Gruden’s aggressive style turned around the Tampa Bay Buccaneers, a franchise long associated with professional futility. Before that, he was just shy of Super Bowl XXXV with the Oakland Raiders. He’s a proven football mind with a track record for success. His NFL connections would likely make him a big winner on the recruiting trail, pitching his knowledge of what it takes to succeed in the pros to five star recruits with Sunday dreams. Gruden has also said he would return to coaching for the right opportunity.

Neither Arkansas nor Tennessee is currently that right opportunity — the perfect opportunity. And considering how coveted Gruden is at both levels, only perfection will win his service.

The calls for Gruden emanating from SEC country have persisted for several weeks. Noted Tennessee fan and prominent blogger Clay Travis began beating the Gruden drum last month as Derek Dooley’s Vols began to struggle. In Arkansas, Razorback fans took to YouTube to show support for a Gruden hire with a Beatles cover.

Gruden’s name surfaces in college and pro coaching vacancy rumors annually because he is such a worthwhile candidate. In 2010, speculation he would land at Miami reached a fever pitch. Perhaps Gruden knew something Al Golden didn’t as it pertained to Miami’s struggles with the NCAA. Maybe Gruden didn’t see The U as the perfect situation. Whatever the reason, he balked at the job and less than 12 months later, re-upped his contract with ESPN to extend through 2016.

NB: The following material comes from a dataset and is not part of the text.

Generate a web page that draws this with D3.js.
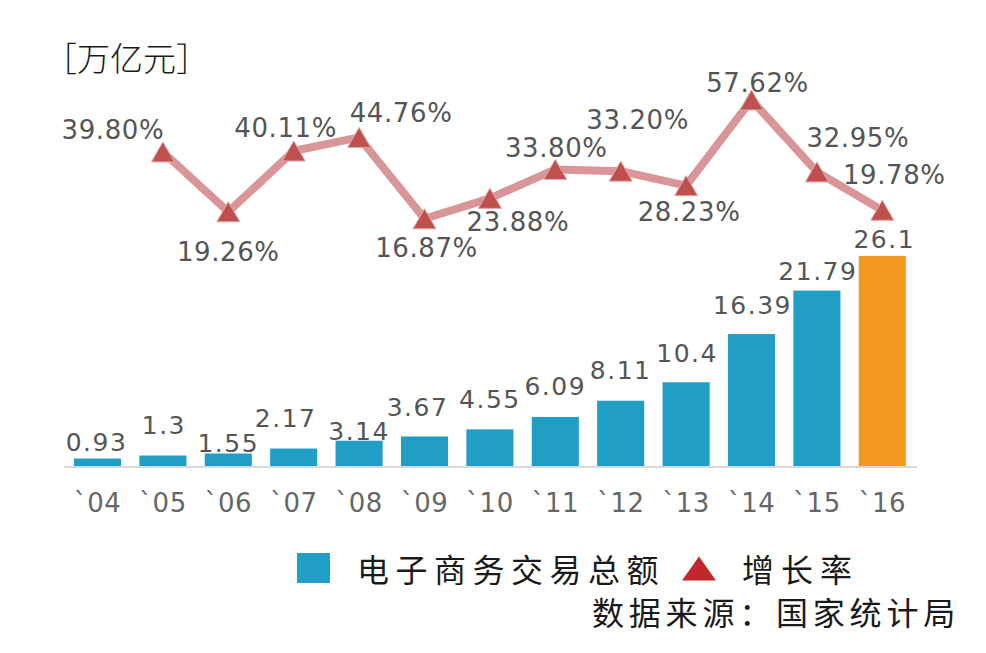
<!DOCTYPE html>
<html>
<head>
<meta charset="utf-8">
<script src="https://cdn.jsdelivr.net/npm/d3@7"></script>
<style>
  html, body { margin: 0; padding: 0; background: #ffffff; }
  svg { display: block; }
</style>
</head>
<body>
<svg id="chart" width="986" height="653"></svg>
<script>
// ---- data ----
const years = ["`04", "`05", "`06", "`07", "`08", "`09", "`10", "`11", "`12", "`13", "`14", "`15", "`16"];
const totals = [0.93, 1.3, 1.55, 2.17, 3.14, 3.67, 4.55, 6.09, 8.11, 10.4, 16.39, 21.79, 26.1];
const totalLabels = ["0.93", "1.3", "1.55", "2.17", "3.14", "3.67", "4.55", "6.09", "8.11", "10.4", "16.39", "21.79", "26.1"];
const growthYears = ["`05", "`06", "`07", "`08", "`09", "`10", "`11", "`12", "`13", "`14", "`15", "`16"];
const growth = [39.80, 19.26, 40.11, 44.76, 16.87, 23.88, 33.80, 33.20, 28.23, 57.62, 32.95, 19.78];
const unitLabel = "［万亿元］";
const legendBar = "电子商务交易总额";
const legendLine = "增长率";
const sourceText = "数据来源：国家统计局";

// ---- layout ----
const svg = d3.select("#chart");
const numFont = "'DejaVu Sans', Verdana, sans-serif";
const cjkFont = "'Noto Sans CJK SC', 'Noto Sans', sans-serif";

const x = d3.scaleBand().domain(years).range([64.8, 64.8 + 13 * 65.4]).paddingInner(0.28).paddingOuter(0.14);
const yBar = d3.scaleLinear().domain([0, 30]).range([466, 466 - 30 * 8.05]);
const yLine = d3.scaleLinear().domain([0, 60]).range([268, 93]);
const cx = d => x(d) + x.bandwidth() / 2;

// bar label offsets (relative to bar centre / bar top)
const barLabelOff = [[-1, -16], [1, -30], [0, -10], [-8, -30], [0, -9], [-7, -29], [0, -30],
                     [0, -30], [0, -30], [1, -29], [1, -29], [1, -19], [2, -16]];
// growth label offsets (relative to point)
const lineLabelOff = [[-50, -22], [0, 40], [-8, -23], [42, -24], [2, 29], [28, 24], [1, -21],
                      [17, -51], [3, 26], [6, -17], [41, -34], [12, -35]];

// unit title
svg.append("text")
  .attr("x", 44).attr("y", 57)
  .attr("dominant-baseline", "central")
  .attr("font-family", cjkFont).attr("font-size", 33).attr("font-weight", 300)
  .attr("fill", "#1a1a1a")
  .text(unitLabel);

// baseline
svg.append("line")
  .attr("x1", 64).attr("x2", 917)
  .attr("y1", yBar(0) + 1).attr("y2", yBar(0) + 1)
  .attr("stroke", "#d9d9d9").attr("stroke-width", 2);

// bars
svg.append("g").selectAll("rect").data(years).join("rect")
  .attr("x", d => x(d))
  .attr("width", x.bandwidth())
  .attr("y", (d, i) => yBar(totals[i]))
  .attr("height", (d, i) => yBar(0) - yBar(totals[i]))
  .attr("fill", (d, i) => i === years.length - 1 ? "#f29a1f" : "#219ec6");

// bar value labels
svg.append("g").selectAll("text").data(years).join("text")
  .attr("x", (d, i) => cx(d) + barLabelOff[i][0])
  .attr("y", (d, i) => yBar(totals[i]) + barLabelOff[i][1])
  .attr("text-anchor", "middle").attr("dominant-baseline", "central")
  .attr("font-family", numFont).attr("font-size", 25).attr("letter-spacing", 1.5)
  .attr("fill", "#555")
  .text((d, i) => totalLabels[i]);

// x axis labels
const xAxis = d3.axisBottom(x).tickSize(0).tickPadding(0);
const gx = svg.append("g").attr("transform", `translate(0,${503})`).call(xAxis);
gx.select(".domain").remove();
gx.selectAll("text")
  .attr("dy", null).attr("y", 0)
  .attr("dominant-baseline", "central")
  .attr("font-family", numFont).attr("font-size", 26).attr("letter-spacing", 0.5)
  .attr("fill", "#666");

// growth line
const line = d3.line().x(d => cx(d[0])).y(d => yLine(d[1]));
const pts = growthYears.map((g, i) => [g, growth[i]]);
svg.append("path")
  .datum(pts)
  .attr("d", line)
  .attr("fill", "none")
  .attr("stroke", "#d99598").attr("stroke-width", 8).attr("stroke-linejoin", "round");

// triangles
const tri = (px, py, w, h) => `M${px},${py - h / 2}L${px + w / 2},${py + h / 2}L${px - w / 2},${py + h / 2}Z`;
svg.append("g").selectAll("path").data(pts).join("path")
  .attr("d", d => tri(cx(d[0]), yLine(d[1]), 23, 20))
  .attr("fill", "#c0504d")
  .attr("stroke", "#e3a4a4").attr("stroke-width", 1);

// growth labels
svg.append("g").selectAll("text").data(pts).join("text")
  .attr("x", (d, i) => cx(d[0]) + lineLabelOff[i][0])
  .attr("y", (d, i) => yLine(d[1]) + lineLabelOff[i][1])
  .attr("text-anchor", "middle").attr("dominant-baseline", "central")
  .attr("font-family", numFont).attr("font-size", 26).attr("letter-spacing", 0.6)
  .attr("fill", "#555")
  .text(d => d[1].toFixed(2) + "%");

// legend
svg.append("rect").attr("x", 297).attr("y", 553).attr("width", 33).attr("height", 30)
  .attr("fill", "#219ec6");
svg.append("text").attr("x", 357).attr("y", 568)
  .attr("dominant-baseline", "central")
  .attr("font-family", cjkFont).attr("font-size", 32).attr("letter-spacing", 6.5)
  .attr("fill", "#1a1a1a")
  .text(legendBar);
svg.append("path").attr("d", tri(699, 568.5, 34, 24)).attr("fill", "#c0282d");
svg.append("text").attr("x", 742).attr("y", 568)
  .attr("dominant-baseline", "central")
  .attr("font-family", cjkFont).attr("font-size", 32).attr("letter-spacing", 7)
  .attr("fill", "#1a1a1a")
  .text(legendLine);

// source
svg.append("text").attr("x", 592).attr("y", 611)
  .attr("dominant-baseline", "central")
  .attr("font-family", cjkFont).attr("font-size", 32).attr("letter-spacing", 4.8)
  .attr("fill", "#1a1a1a")
  .text(sourceText);
</script>
</body>
</html>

His ESPN contract is a sizable roadblock for any college program. Gruden is paid handsomely for a gig of relatively low stress — certainly low stress in comparison to coaching an SEC football program. Tennessee faces financial challenges with its coaching search. Athletic director Dave Hart called it “a tenuous situation,” as UT buys out Dooley and his staff.

Tennessee has other baggage. While the program is steeped in rich history, the last half-decade has been — excuse the pun — rocky. A Hall of Fame coach with a national championship was fired just four years ago in Phil Fulmer, though the end of his tenure began a gradual slide from prominence; Lane Kiffin’s one season left behind NCAA sanctions; and Dooley’s run relegated Tennessee to the bottom of the conference.

There’s work to be done reestablishing UT as a premiere SEC program, and one has to consider if Gruden would leave the comfort of ESPN for the rigors of taken over a downtrodden, former superpower.

Arkansas may not have the same mountain of troubles awaiting its new head coach. The Razorbacks are one season removed from 11 wins and a Cotton Bowl victory, and were favorites to make noise in the SEC West before Bobby Petrino was dismissed in April. Arkansas is also not historically established like Tennessee, instead facing something of a little brother role against divisional rivals Alabama and LSU.

Arkansas has only been in the SEC two decades. The Razorbacks are not outsiders like Missouri, but aren’t part of the league power structure yet, either. Chipping into that foundation built over decades is what the program’s next head coach must do, and he must do so without the same local recruiting bases that sustain many of the conference’s powers.

Consider two other NFL-turned-college coaches: Pete Carroll won two national championships at USC; Jim Mora is excelling at UCLA. Both came into programs located smack dab among a talent-rich recruiting pool. Neither had to build a program while also building pipeline — and neither was as coveted a candidate as Gruden.

Both the Tennessee and Arkansas jobs will attract top shelf talent, as they should. The opportunities for a coach to establish an impressive legacy are there for the right coach to build. But Gruden’s that rare candidate who has advanced beyond the need to build.